The escalating conflict highlights growing criticism over the way Apple and Google control customer access to digital services. Through their app stores, the two tech giants have for years acted as gatekeepers to iPhone and Android users, dictating how many people shop for apps and pay for their services.

Spotify’s complaint against Apple arrived on the same day an expert panel convened by the British government called for a reinvigorated approach to antitrust enforcement, targeting tech giants such as Amazon, Facebook and Google.

In a report published Wednesday, the experts proposed that Britain form a new digital competition regulator to boost innovation and consumer choice. The agency would have the power to enforce a code of conduct for major tech companies and would compel platforms to share valuable data about consumers with their competitors to lower the barriers to entry and loosen the concentration of market power.

The report came on the heels of an even more aggressive antitrust proposal advanced by Sen. Elizabeth Warren (D-Mass.) that calls for breaking up U.S. tech giants.

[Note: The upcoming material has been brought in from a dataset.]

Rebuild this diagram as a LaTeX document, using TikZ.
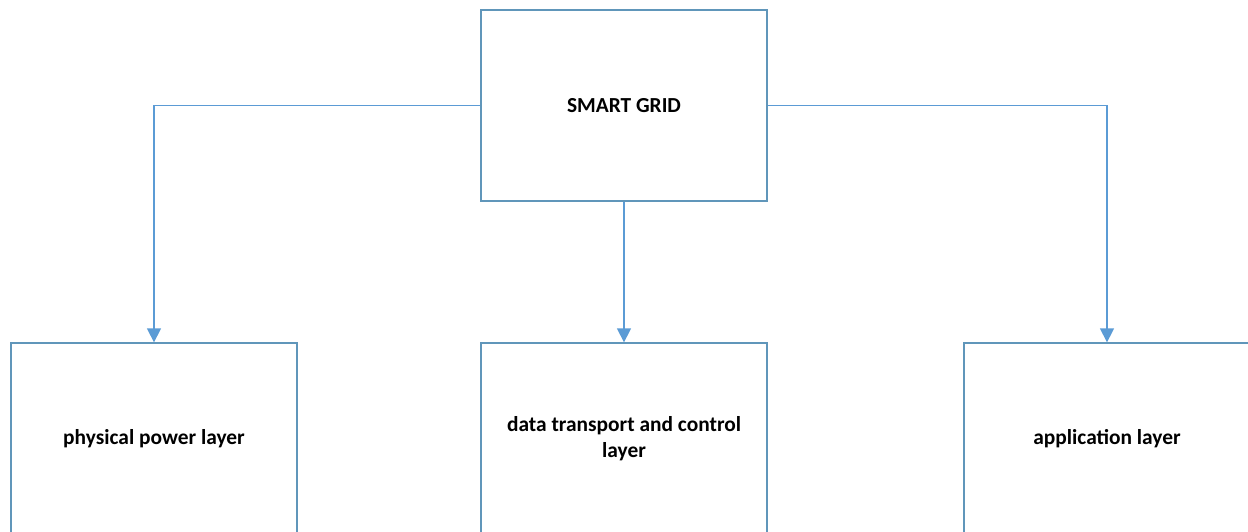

Ek accused Apple of using the App Store as a way to stifle market competition. He emphasized that Apple requires Spotify and other digital services to pay a 30 percent tax on purchases made through Apple’s payment system. He explained that the charge could push Spotify to inflate its prices above the cost for a subscription to Apple Music, Apple’s music streaming service. If Spotify chooses not to use the payment system and avoid the 30 percent charge, Ek said, Apple can complicate matters for Spotify, such as limiting its ability to communicate with customers or blocking upgrades.

Spotify ended support for Apple’s in-app subscription payments system for its premium service in 2016.

Ek said he is asking the European Commission to take action only after he tried unsuccessfully to resolve the matter with Apple directly.

A spokesman for the European Commission said that it had received a complaint from Spotify and is assessing it under standard procedures. Apple did not immediately respond to a request for comment.

Ek said that Spotify is not asking for special treatment but would like Apple to treat it like other apps that are not subject to the 30 percent fee. He said Spotify is asking for three commitments: Services in the App Store, including Apple Music, should be subject to the same rules; consumers should have choice over which payment systems to use for the apps; and app stores should be blocked from controlling communications between services and their customers.

Spotify is not the only company to object to the app store practices of Apple and Google, which operates Google Play. A growing number of software companies, including Netflix and the developers behind the popular video game Fortnite, are aiming to bypass app stores altogether, or minimize Apple’s involvement in payments.

But subscription fees are a lucrative source of revenue for Apple. Through in-app billing, Apple grabs a 30 percent cut of revenue from a service’s first-year subscriptions, and 15 percent of revenue generated by long-term customers. Apple made as much as $257 million last year from Netflix’s subscriptions, according to one estimate.